Property Valuation – RICS
First off – who are surveyors and why are they ruining your plans?
Surveyors, or members of the Royal Institution of Chartered Surveyors to give them their full title, are professionals instructed by a party to establish the market value of a property. The market value is described in the RICS Red Book (the valuation bible) as;
“The estimated amount for which an asset or liability should exchange on the valuation date between a willing buyer and a willing seller in an arm’s length transaction after proper marketing and where the parties had each acted knowledgeably, prudently and without compulsion.”
Surveyors will therefore make these assumptions when valuing the asset.
Generally when a surveyor is messing up your plans, it is because they believe the value of your asset to be less than you do. Often the surveyor is acting on behalf of another party, for example the person you are selling to, or a mortgage lender, in both cases the instructing party wants the property valuation to be realistic but with a preference for pessimism rather than optimism.
How many of us have used surveys to negotiate down the price of a property? If you were lending money against a property, wouldn’t you want to be confident that the money you lent against the property was easily covered by the property valuation?
So it is with this background of information that we can start to see where the surveyor is starting their valuation process.
Methods of valuing property
There are five methods of property valuation that are generally recognised globally.
- Comparative method
- Comparing the property with similar properties.
- For most residential investors this may be the only method you will experience.
- Investment method
- Uses discounted cash flow techniques to establish value through the incoming producing nature of the asset.
- This method is often used in commercial valuations, as well as HMO valuations.
- Residual method
- This is used to establish the valuation of development sites.
- Uses the cost of developing the land and the final gross development value to assign a value for the land.
- Profits method
- Used more as a valuation for a business premises, such as hotels and cinemas.
- Replacement cost method
- This is generally reserved for buildings with little comparable evidence, such as churches, schools, etc.
- The cost of the land and the cost to rebuild the structure are the basis of the valuation.
For some property developers there will be a need to understand the Residual method of property valuation.

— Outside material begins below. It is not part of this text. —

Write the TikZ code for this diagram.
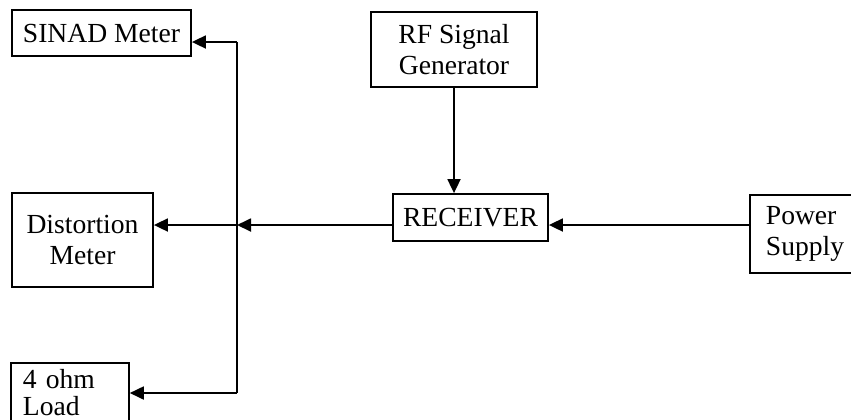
\documentclass[tikz,border=0pt]{standalone}
\usepackage{fontspec}
\setmainfont{Liberation Serif}
\usetikzlibrary{positioning,arrows.meta}

\begin{document}
\begin{tikzpicture}[x=0.5pt,y=-0.5pt,>={Triangle[length=7pt,width=6.5pt]},line width=0.9pt,
  block/.style={draw,fill=white,inner sep=3pt,font=\fontsize{13.8}{15.5}\selectfont}]
  \useasboundingbox (0,0) rectangle (851,419);
  \clip (0,0) rectangle (851,419);
  % boxes
  \node[block,minimum width=89.5pt,minimum height=23pt] (sinad) at (101.5,33) {SINAD Meter};
  \node[block,minimum width=70.5pt,minimum height=47pt,align=center] (dist) at (82.5,240) {Distortion\\Meter};
  \node[block,anchor=north west,inner xsep=6pt,inner ysep=3pt,text width=47pt,
    font=\fontsize{13.8}{13.5}\selectfont] (load) at (10,362) {4 ohm\\Load\\[6pt]};
  \node[block,minimum width=83pt,minimum height=37.5pt,align=center] (rf) at (454,49.5) {RF Signal\\Generator};
  \node[block,minimum width=77.5pt,minimum height=23.5pt] (recv) at (470.5,217.5) {RECEIVER};
  \node[block,anchor=north west,inner xsep=8pt,text width=50pt,minimum height=39pt] (power) at (749,194) {Power\\Supply};
  % junction on the output bus
  \coordinate (jn) at (237,225);
  \coordinate (jtop) at (237,42);
  \coordinate (jbot) at (237,393);
  \draw[->] (rf.south) -- (rf.south |- recv.north);
  \draw[->] (power.west |- jn) -- (recv.east |- jn);
  \draw[->] (recv.west |- jn) -- (jn);
  \draw[->] (jn) -- (dist.east |- jn);
  \draw (jtop) -- (jbot);
  \draw[->] (jtop) -- (sinad.east |- jtop);
  \draw[->] (jbot) -- (load.east |- jbot);
\end{tikzpicture}
\end{document}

For commercial investors and HMO investors, the Investment method will be applicable. For every other type of property investor, simply understanding the Comparative method will suffice.
How to get the best property valuation you can?
The surveyor is only human, that’s the first thing to keep in mind. They will go on the evidence before them when they carry out their desktop valuation, and then when they attend site. So how can you ensure the best possible valuation?
Meet them on site
- provide them with access to everywhere they need
- answer any of their questions (truthfully!)
- make them a cup of tea (let that be the extent of your bribery for the day!)
Talk through what you’ve done
- Did you redecorate?
- Have you replaced any bathrooms or kitchen?
- Have you put an extension on the place?
- What about structural works?
- Have you fixed the roof?
- Some works will be obvious and the surveyor will know you’ve done it, but if you’ve replaced all of the external guttering that was causing massive damp issues in half the house – how would the surveyor know that?
Discuss what you paid, and how you’ve added value
- Estate Agents, those people who have a code of silence when it comes to what a property sold for recently or what offers are in on a property, suddenly become the biggest gossips in the world when a surveyor asks them for some comparative evidence. Surveyors are near the top of the food chain in property, so keeping a valuer happy is important to estate agents.
- Tell the surveyor what you paid for it and what the circumstances were. Maybe you paid £20,000 less than you should because you bought it off a family member, or the property sold off market. You can even quote back to them the phrase from earlier about “proper marketing”.
- This, along with point 2, is your best chance to increase the valuation you receive from the surveyor. Demonstrate you paid a lower price for a reason, and then show that you’ve done the work to remove that reason for future buyers.
Talk about the comparable evidence if you know it will help you out
- If you know the house next door went for the same price you’re looking to achieve, make sure the surveyor knows this. There is a good chance he will have found this out, but it doesn’t hurt to remind them.
- If you can prove that prices in the area have gone up by 10% since the sale of the house next door, or any other comparable property, then prove this with data and show the valuer.
Discuss views of estate agents
- Don’t lie as they will be checking. But if a number of estate agents have valued the property for over what you are looking for, that will show a degree of local knowledge that the surveyor can use.
- If you have any paperwork from the agents with their valuation estimate, you can present that to the surveyor. Decent agents will show the comparable evidence and their reasoning behind their valuation.
Discuss any offers you have received if more than one
- If you’re selling the property, maybe you have had more than one offer for the property. Clearly if the other offers were 20% under the price you are hoping to get, maybe keep that information to yourself, but if they are all quite close together let the surveyor know.
- It’s not unusual for higher offers to be rejected due to the buyers circumstances. Perhaps they were in a chain and you wanted a quicker sale, so mention this.
- As a buy to let property, the achievable rental figure will be important for the loan coverage, so again provide evidence of comparables and any offers or current rent achieved.